To do: Set down, word for word, only the lines from the start of the records through the line bearing "ax.plot(t, senal, color=(0, 0, 1), linewidth=0.8)"; include no pictures.

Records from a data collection
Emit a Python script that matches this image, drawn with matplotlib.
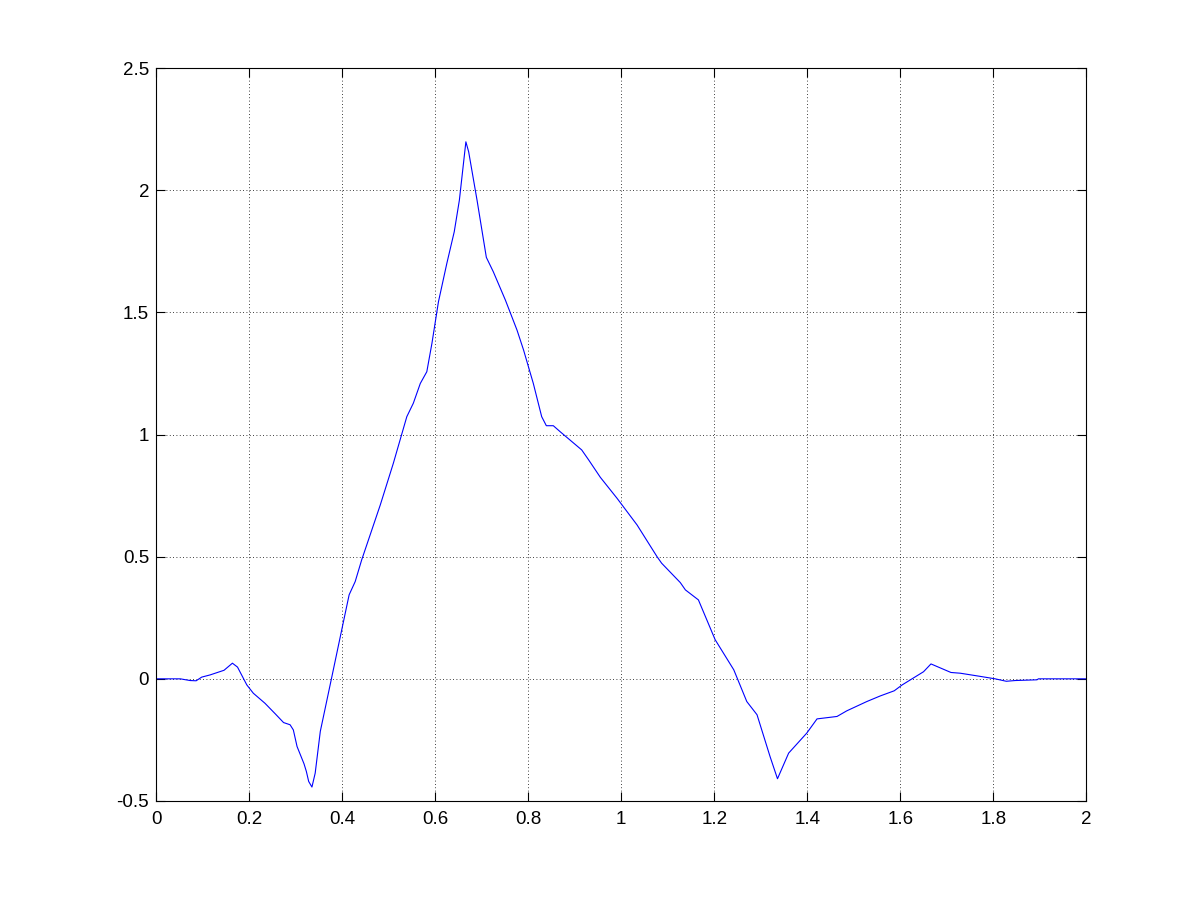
import numpy as np
import matplotlib
matplotlib.use('Agg')
import matplotlib.pyplot as plt

# Valores (t, senal)
t = [0.0, 0.052, 0.073, 0.086, 0.098, 0.116, 0.146, 0.164, 0.175, 0.195,
     0.209, 0.234, 0.256, 0.274, 0.288, 0.295, 0.303, 0.318, 0.323, 0.328,
     0.335, 0.342, 0.353, 0.378, 0.399, 0.415, 0.428, 0.442, 0.482, 0.510,
     0.539, 0.553, 0.568, 0.582, 0.593, 0.607, 0.625, 0.641, 0.652, 0.666,
     0.672, 0.690, 0.710, 0.725, 0.751, 0.776, 0.790, 0.811, 0.829, 0.839,
     0.854, 0.869, 0.915, 0.930, 0.955, 0.991, 1.034, 1.077, 1.087, 1.127,
     1.138, 1.166, 1.202, 1.242, 1.270, 1.292, 1.320, 1.336, 1.360, 1.399,
     1.421, 1.464, 1.485, 1.528, 1.557, 1.587, 1.604, 1.650, 1.666, 1.709,
     1.729, 1.772, 1.804, 1.828, 1.847, 1.894, 1.897, 2.0]
senal = [0.0, 0.0, -0.007, -0.008, 0.007, 0.016, 0.035, 0.064, 0.048, -0.025,
         -0.059, -0.100, -0.143, -0.179, -0.188, -0.209, -0.277, -0.348, -0.379, -0.420,
         -0.443, -0.386, -0.215, 0.010, 0.200, 0.344, 0.398, 0.487, 0.712, 0.882,
         1.073, 1.128, 1.209, 1.257, 1.373, 1.543, 1.700, 1.830, 1.959, 2.198,
         2.157, 1.959, 1.725, 1.666, 1.550, 1.427, 1.346, 1.209, 1.073, 1.036,
         1.036, 1.011, 0.937, 0.896, 0.825, 0.739, 0.630, 0.500, 0.473, 0.394,
         0.364, 0.323, 0.160, 0.037, -0.093, -0.147, -0.318, -0.409, -0.304, -0.222,
         -0.164, -0.154, -0.131, -0.093, -0.070, -0.049, -0.025, 0.029, 0.061, 0.026,
         0.023, 0.010, 0.0, -0.010, -0.007, -0.004, 0.0, 0.0]

xticks = [0, 0.2, 0.4, 0.6, 0.8, 1, 1.2, 1.4, 1.6, 1.8, 2]
xticklabels = ['0', '0.2', '0.4', '0.6', '0.8', '1', '1.2', '1.4', '1.6', '1.8', '2']
yticks = [-0.5, 0, 0.5, 1, 1.5, 2, 2.5]
yticklabels = ['-0.5', '0', '0.5', '1', '1.5', '2', '2.5']

plt.rcParams['font.family'] = ['Liberation Sans', 'DejaVu Sans']

fig = plt.figure(figsize=(12.01, 9.01), dpi=100)
ax = fig.add_axes([0.13, 0.111, 0.7745, 0.8135])

ax.plot(t, senal, color=(0, 0, 1), linewidth=0.8)

ax.set_xlim(0, 2)
ax.set_ylim(-0.5, 2.5)
ax.set_xticks(xticks)
ax.set_xticklabels(xticklabels)
ax.set_yticks(yticks)
ax.set_yticklabels(yticklabels)
ax.tick_params(direction='in', length=6.5, width=0.8, labelsize=13.5,
               top=True, right=True, colors='black')
ax.tick_params(axis='x', pad=7.5)
ax.tick_params(axis='y', pad=5)
ax.grid(True, color='black', linestyle=(0, (1, 3)), linewidth=0.6)
for s in ax.spines.values():
    s.set_linewidth(0.8)

fig.savefig('out.png', dpi=100, facecolor='white')
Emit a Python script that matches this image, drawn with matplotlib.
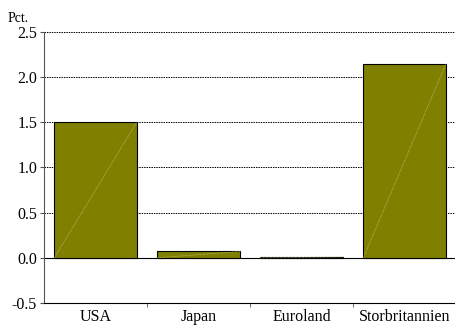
import matplotlib
matplotlib.use("Agg")
import matplotlib.pyplot as plt

categories = ["USA", "Japan", "Euroland", "Storbritannien"]
values = [1.50, 0.07, 0.01, 2.14]
yticks = [-0.5, 0.0, 0.5, 1.0, 1.5, 2.0, 2.5]

plt.rcParams["font.family"] = ["Liberation Serif", "DejaVu Serif"]

fig = plt.figure(figsize=(4.56, 3.26), dpi=100)
ax = fig.add_axes([0.0965, 0.0706, 0.9035, 0.8314])

x = list(range(len(categories)))
bars = ax.bar(x, values, width=0.8, color="#808000", edgecolor="black",
              linewidth=0.8, zorder=3)
for b in bars:
    x0, y0 = b.get_x(), b.get_y()
    ax.plot([x0, x0 + b.get_width()], [y0, y0 + b.get_height()],
            color="#c8c880", lw=0.5, ls=(0, (1, 1)), zorder=4)

ax.set_xlim(-0.5, len(categories) - 0.5)
ax.set_ylim(-0.5, 2.5)
ax.set_yticks(yticks)
ax.set_yticklabels([f"{v:.1f}" for v in yticks])
ax.set_xticks(x)
ax.set_xticklabels(categories)
ax.set_xticks([i + 0.5 for i in x[:-1]], minor=True)
ax.tick_params(axis="x", which="major", length=0, pad=4, labelsize=11.5)
ax.tick_params(axis="x", which="minor", length=3, direction="out", color="#555555")
ax.tick_params(axis="y", length=3, direction="out", pad=2, labelsize=11.5, color="#555555")

ax.yaxis.grid(True, color="black", linestyle=(0, (1.5, 1)), linewidth=0.7, zorder=0)
ax.axhline(0, color="black", lw=0.8, zorder=2)
for s in ("top", "right"):
    ax.spines[s].set_visible(False)
ax.spines["left"].set_color("#555555")
ax.spines["bottom"].set_color("black")
ax.spines["bottom"].set_linestyle((0, (1.5, 1)))

fig.text(0.017, 0.933, "Pct.", fontsize=10)

fig.savefig("out.png", dpi=100)
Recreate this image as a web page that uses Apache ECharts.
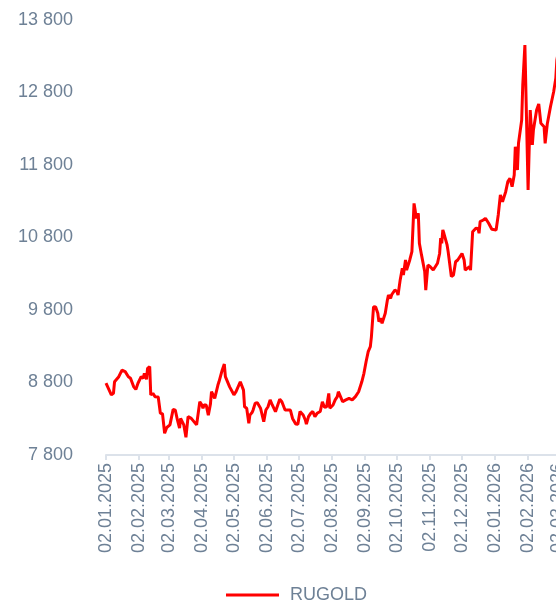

Solved problem:
Emit a Python script that matches this image, drawn with matplotlib.
import numpy as np
import matplotlib
matplotlib.use('Agg')
import matplotlib.pyplot as plt

# Valores (t, senal)
t = [0.0, 0.052, 0.073, 0.086, 0.098, 0.116, 0.146, 0.164, 0.175, 0.195,
     0.209, 0.234, 0.256, 0.274, 0.288, 0.295, 0.303, 0.318, 0.323, 0.328,
     0.335, 0.342, 0.353, 0.378, 0.399, 0.415, 0.428, 0.442, 0.482, 0.510,
     0.539, 0.553, 0.568, 0.582, 0.593, 0.607, 0.625, 0.641, 0.652, 0.666,
     0.672, 0.690, 0.710, 0.725, 0.751, 0.776, 0.790, 0.811, 0.829, 0.839,
     0.854, 0.869, 0.915, 0.930, 0.955, 0.991, 1.034, 1.077, 1.087, 1.127,
     1.138, 1.166, 1.202, 1.242, 1.270, 1.292, 1.320, 1.336, 1.360, 1.399,
     1.421, 1.464, 1.485, 1.528, 1.557, 1.587, 1.604, 1.650, 1.666, 1.709,
     1.729, 1.772, 1.804, 1.828, 1.847, 1.894, 1.897, 2.0]
senal = [0.0, 0.0, -0.007, -0.008, 0.007, 0.016, 0.035, 0.064, 0.048, -0.025,
         -0.059, -0.100, -0.143, -0.179, -0.188, -0.209, -0.277, -0.348, -0.379, -0.420,
         -0.443, -0.386, -0.215, 0.010, 0.200, 0.344, 0.398, 0.487, 0.712, 0.882,
         1.073, 1.128, 1.209, 1.257, 1.373, 1.543, 1.700, 1.830, 1.959, 2.198,
         2.157, 1.959, 1.725, 1.666, 1.550, 1.427, 1.346, 1.209, 1.073, 1.036,
         1.036, 1.011, 0.937, 0.896, 0.825, 0.739, 0.630, 0.500, 0.473, 0.394,
         0.364, 0.323, 0.160, 0.037, -0.093, -0.147, -0.318, -0.409, -0.304, -0.222,
         -0.164, -0.154, -0.131, -0.093, -0.070, -0.049, -0.025, 0.029, 0.061, 0.026,
         0.023, 0.010, 0.0, -0.010, -0.007, -0.004, 0.0, 0.0]

xticks = [0, 0.2, 0.4, 0.6, 0.8, 1, 1.2, 1.4, 1.6, 1.8, 2]
xticklabels = ['0', '0.2', '0.4', '0.6', '0.8', '1', '1.2', '1.4', '1.6', '1.8', '2']
yticks = [-0.5, 0, 0.5, 1, 1.5, 2, 2.5]
yticklabels = ['-0.5', '0', '0.5', '1', '1.5', '2', '2.5']

plt.rcParams['font.family'] = ['Liberation Sans', 'DejaVu Sans']

fig = plt.figure(figsize=(12.01, 9.01), dpi=100)
ax = fig.add_axes([0.13, 0.111, 0.7745, 0.8135])

ax.plot(t, senal, color=(0, 0, 1), linewidth=0.8)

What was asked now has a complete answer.